J'eus mon permis l'autre jour. Je le dis à ceux qui ne le savent pas encore. Je mis dix-huit ans à l’avoir, j’en ai trente-six. Mon père, bien soulagé, m'offrit une Twingo d'à peu près mon âge. Je partis tout le week-end. C'est qu'il y a longtemps que je veux conduire, et rêve d'être libre ; aussi prévoyais-je, depuis Paris, un arrêt à Rouen, un autre à Rennes, puis Nantes, puis Vannes, puis Paris.
Je n'allais pas plus loin qu’Étretat. J'ai l'habitude du métro, quelques fois du train. Plus rarement, parce que les contraintes sont nombreuses, de l'avion.
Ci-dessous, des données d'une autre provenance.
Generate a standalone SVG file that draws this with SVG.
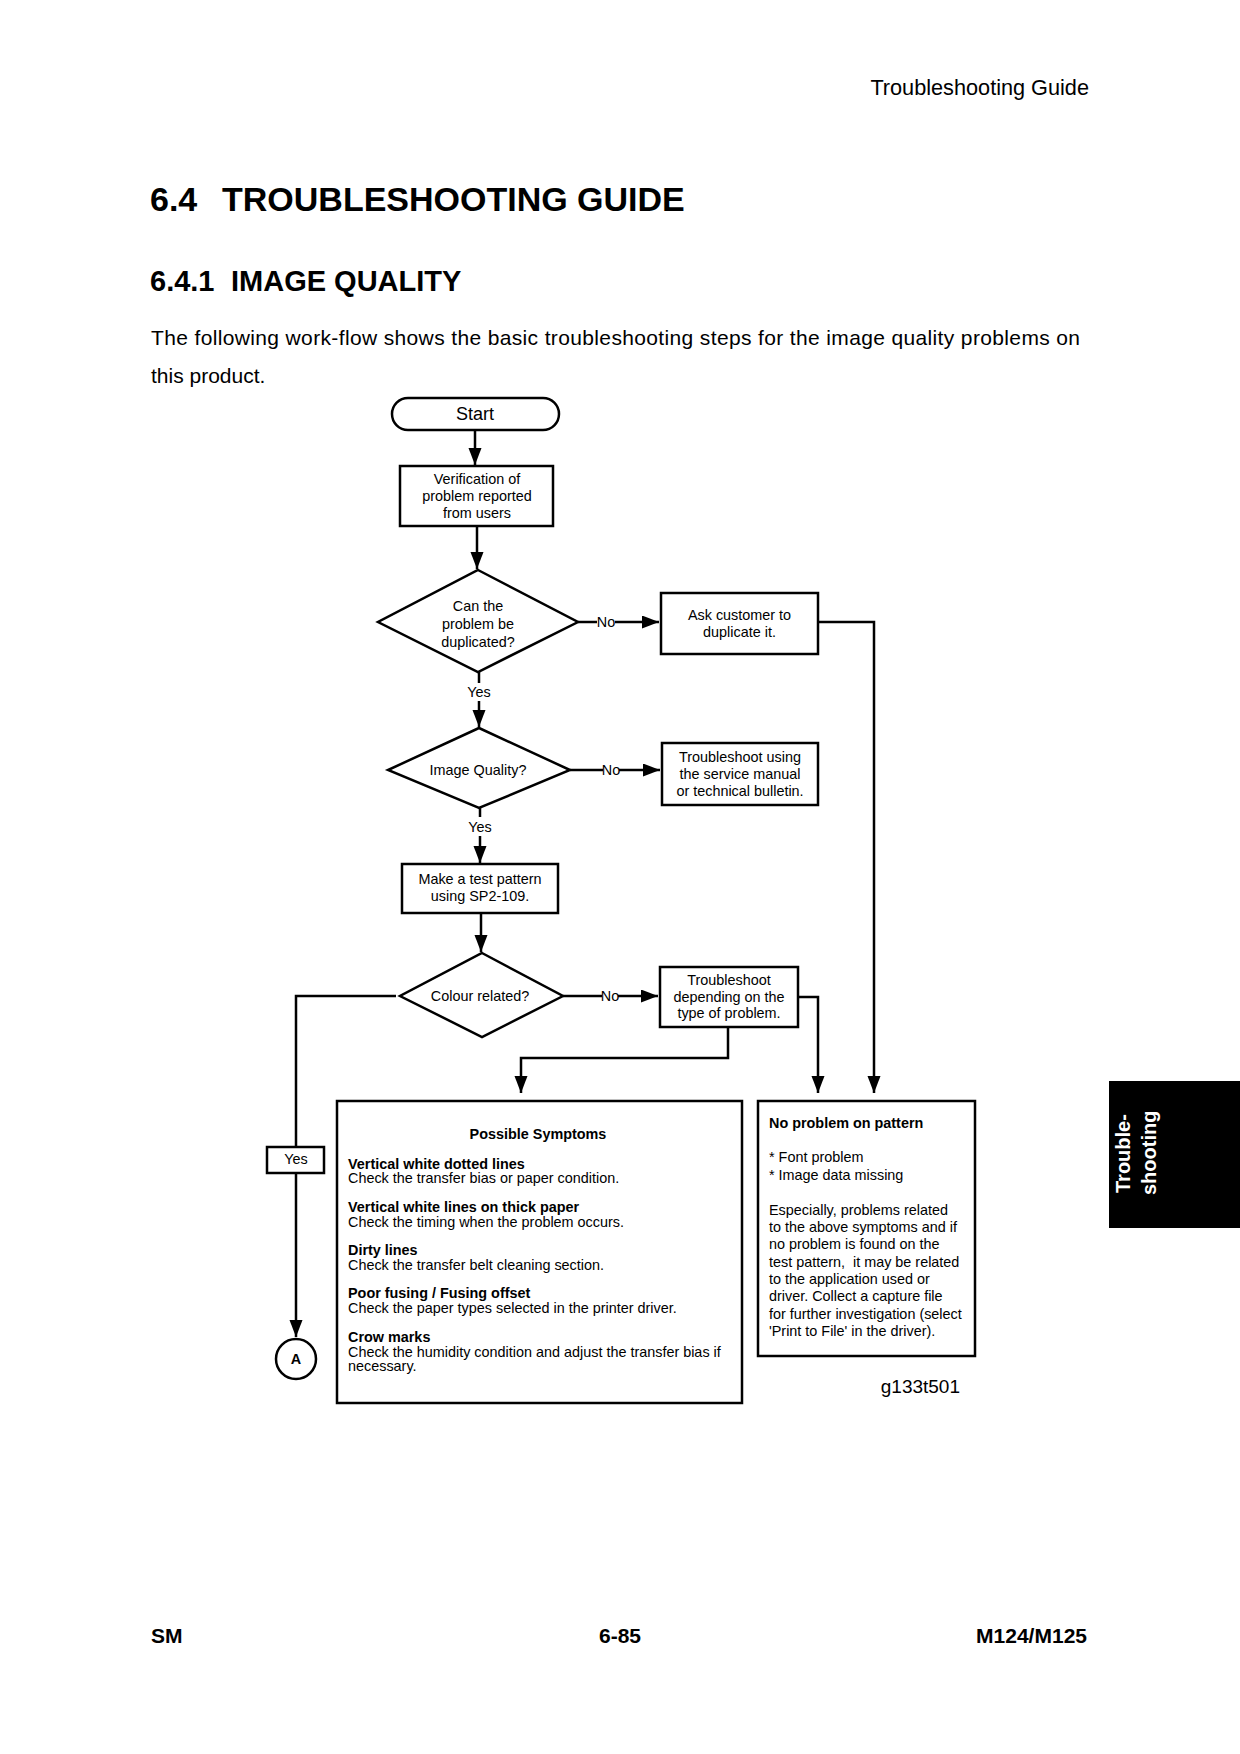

Je m'assieds quelque part, on me conduit où je vais ; quand il le faut, je descends, et on gare le moyen de transport, wagon ou carlingue, sans qu'il soit besoin de mon aide. Là, tout est à faire tout seul. Une sortie d'autoroute à Rouen, cela reste acceptable, encore faut-il ne pas la louper. Une sortie d'autoroute à Paris, c’est en choisir une parmi cinq, les mains tremblantes, un peu de sueur sur le front, et un GPS indéchiffrable. Je passe sur ceux, plus expérimentés que moi, qui klaxonnent derrière.
On conduit, tout est contrainte : le chemin, les sorties, le parking quand on arrive en ville ; la fatigue aidant, et aussi un peu la crainte, je voulus plus d'une fois arrêter là toute chose, cesser de conduire, et remettre le tout à plus tard. Impossible : sur la route, une fois lancé, on ne s'arrête plus, du moins pas n'importe où, quand on veut, et, quand on s'arrête, il faut encore se garer, ce qui, en ville, n'est pas simple. Cette contrainte insupportable sur ma liberté et l'usage de mon temps me fit formuler, dans l’habitacle, de grands griefs à voix haute ; lesquels, pour le salut de la langue, ne s'écrivent pas.
Et pourtant parlais-je de liberté au début. J'enviais celle de mes amis, notamment l'un d'eux qui me conduisit à travers toute la France ; toutefois je n'étais que passager, et j'en oubliais les contraintes. Ainsi est-on, et on a bien raison de le dire, responsable de son véhicule, lequel ne se met pas dans la poche une fois qu'on n'en veut plus. De là me vinrent, en passant, ces deux petites choses.
La première, c'est qu'on est responsable une fois qu'on s'engage, et qu'il serait trop simple d'accepter les avantages que la liberté nous offre, sans en voir les contraintes. Ainsi rêve-t-on de liberté sans l’avoir ; qu’on la remette entre nos mains, on ne sait plus très bien qu’en faire, parce qu'elle pèse un peu lourd. On en fait une grande et belle chose pour laquelle il faut se battre ; on la confond quelques fois avec la gloire. Notons peut-être qu’elle consiste, davantage qu’en un beau combat, à accepter patiemment et sans râler la série de petites causes et effets dans laquelle elle nous engage, desquelles le visage a plus à voir avec celui de la contrainte que la liberté ; cependant c’est bien elle, mais elle est moins glorieuse qu’on le dit, et il faut être patient pour l’aimer.
La deuxième, c'est qu'il y a du risque, mais la liberté ne s'accepte qu'à ce prix, et beaucoup préfèrent une vie sans risques, autrement dit sans liberté, parce qu'ils refusent toute la chaîne de contraintes qui va, quand on veut une chose, de son intention à sa réalisation. Il y a, dans l'histoire, bien des gens qui se battirent pour qu'un dictateur arrive au pouvoir, conscients qu'il arracherait leurs libertés parvenus à ses fins, parce qu'ils préféraient une vie plus tranquille. Après ce week-end en Twingo, je les jugerai peut-être un peu moins.
La troisième chose, parce que les petites routes donnent du temps pour réfléchir, c'est que ce qui nous a paru contrainte une première fois, et quelques-unes des suivantes, finir par rentrer en nous sur la forme d'une habitude nouvelle, laquelle, augmentant notre habileté par coutume, diminue la force de contrainte qui pèse sur nous. Je suppose qu'à la fin, on ne la sent plus ; je ne m'explique pas autrement cet ami qui conduit aujourd'hui presque les yeux fermés, et se déplace où il veut. Ainsi, élargir le champ de notre liberté, je veux dire sentir un plaisir vraiment libre, c'est élargir celui de notre apprentissage ; et lui ne doit pas nous faire peur. C'est sagesse, qui nous permet de goûter de tout et d'être heureux.